Friday, September 12, 2008

How to frame college for first-year students?

Steve Greenlaw has a very thought-provoking post about engaging students early in a first-year seminar up at Pedablogy. I started to leave this post as a comment there, but it became too long, so I'm posting it here instead.


Sounds like a very interesting course.

My first year of being in a Ph.D. program was at the University of Iowa, and I was assigned to instruct two sections of my own course (with no prior teaching experience--eeek!) in the university's General Education in Literature Program. They had a pretty good mentoring program set up, and one of the faculty told us that our primary job was not necessarily to teach literature (even though we had to cover four genres in the class, teach one Shakespearean play, etc.), but rather to re-instill in students the love of reading they probably had as little kids. So in my class we talked about what they read as kids, why they liked the books they did, and at what point--and why--they stopped reading literature for fun. One student from Michigan had last finished a book in eighth grade: Lord of the Flies. The conversation was eye-opening for me. But taking that little walk down memory lane really helped the students reconnect with words and the place (I felt) literature should have in their lives.

Connecting students with their high school experience is trickier because there's such a wide range of experiences. I don't think it will backfire on you, but to be honest, one of the reasons I left the University of Mary Washington after a single semester is because the classes I happened to take didn't challenge me a whole lot. They were easier than my high school classes. Like your student, I was one of the last to register, and so I ended up in classes that weren't my first picks. I was interested in the topics, and became more interested in them as the semester progressed, but they lacked intellectual rigor and opportunities for self-reflection. They felt like general ed classes. (I wish I had taken one of your classes instead!) My point is that comparing college to high school would have been (a) difficult for me because I was still learning what college was all about--for example, I didn't know that college students only attended class for 12-16 hours a week; I thought it was going to be more like high school, with class all day, and (b) even if I did have some college experience under my belt, my high school classes were more thought-provoking than the college classes I was taking, so the comparison wouldn't have been a favorable one. That said, the questions would have helped me better frame my experience and think earlier rather than later about what I was supposed to be getting out of college.

The college I finally did graduate from--Grinnell--eschewed general ed requirements in favor of trusting students to choose their own paths. We weren't allowed to overdose in any one department (I think 48 credits was the max allowed per department) or division, but our only requirements were a first-year tutorial (which I didn't take because I entered as a sophomore) and whatever requirements were required for our major. And because of the type of student who attended that college, most of us took a very broad range of classes. The stats--and my memory is a bit fuzzy about these--during my tenure there were something like 90 percent of students took math courses and 95 percent took literature courses.

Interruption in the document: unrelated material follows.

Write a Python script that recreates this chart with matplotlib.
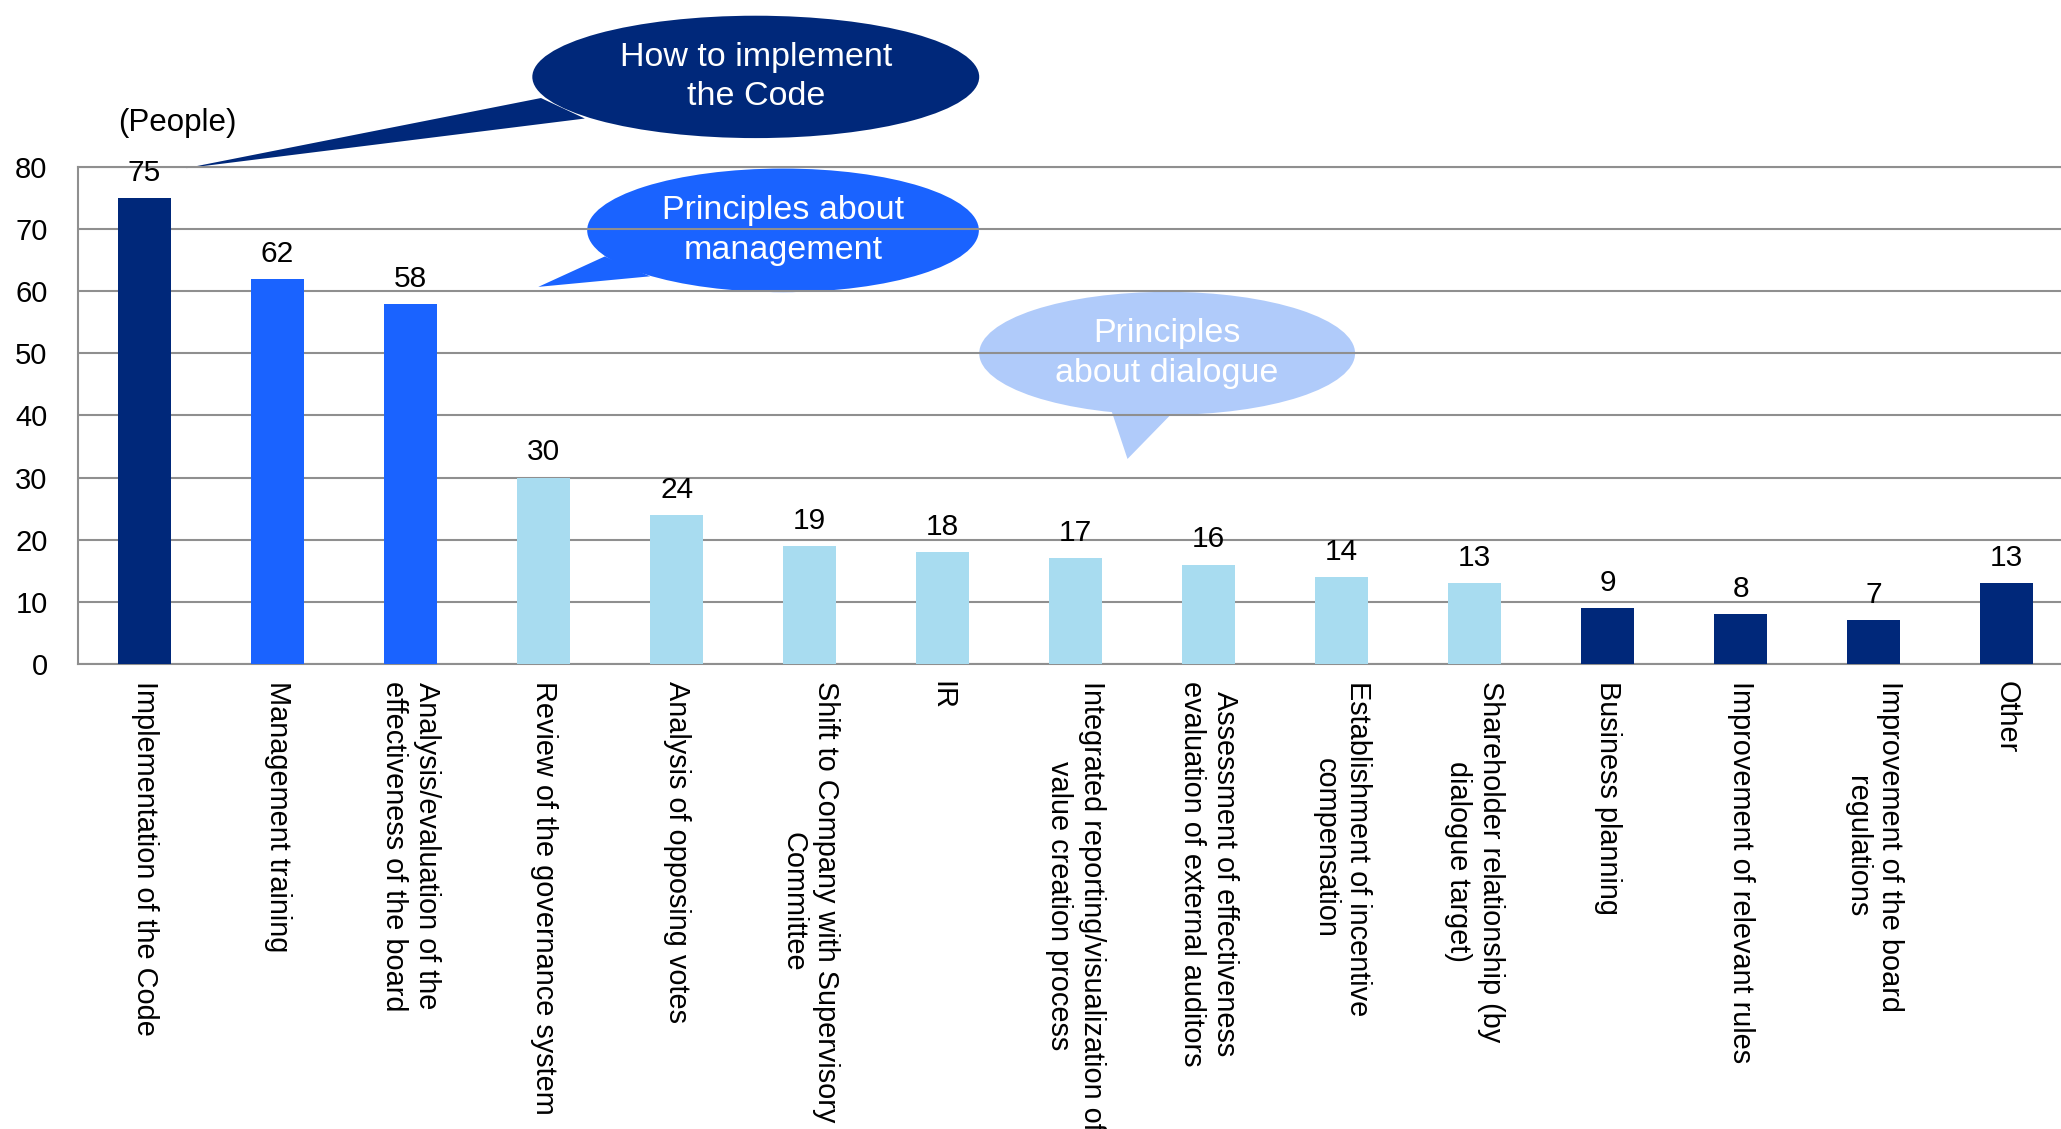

If I were teaching a first-year seminar (and I hope to do so for the first time this spring), I think I would feel compelled to provide the students with a critique of the university system of which they were a part. At my current institution, we have a boatload of general ed requirements--of which first-year seminars are not one. But I would want to ask students why the general education requirements are in place, what is the meaning of a liberal arts education (and can you really get such a thing at a university with class sizes as large as 750)?

My big question for you is this: Are you going to lead students away from a discussion on personal responsibility and move them toward one about possibility and social responsibility? Grinnell framed this nicely for us as incoming students by explicitly framing our experience and privilege as training for community service of all stripes or, as the college calls it in its mission statement, "the common good." That was an awakening for me. I wish someone had told me earlier that my college education was not really about me. Yes, my college years were an excellent time to reflect and grow, but that reflection and growth was in service of a higher ideal--not to get a job, not to get a degree, not to please my parents, not to be recognized as the graduate of an elite liberal arts college, but rather to figure out how best to serve people. I chose education. When I read my class's alumni newsletter, I'm thrilled to see how many people, even 11 years after graduation, are teaching or working for nonprofits or for the government or as doctors or who performed service abroad or who practice law in the public interest.

At our commencement, our speaker, David McCullough, told us that within a week some jerk would say, "Welcome to the real world." He reminded us that the liberal arts endeavor, with its intellectual challenges and cultural critiques and ethic of service, was the real world. I don't think enough undergrads at my current institution share McCullough's view.

Steve, you're a very reflective teacher, and I'm sure whatever path you take with your students, the course will be one they look back on with fondness. Thanks for the invitation to share some thoughts!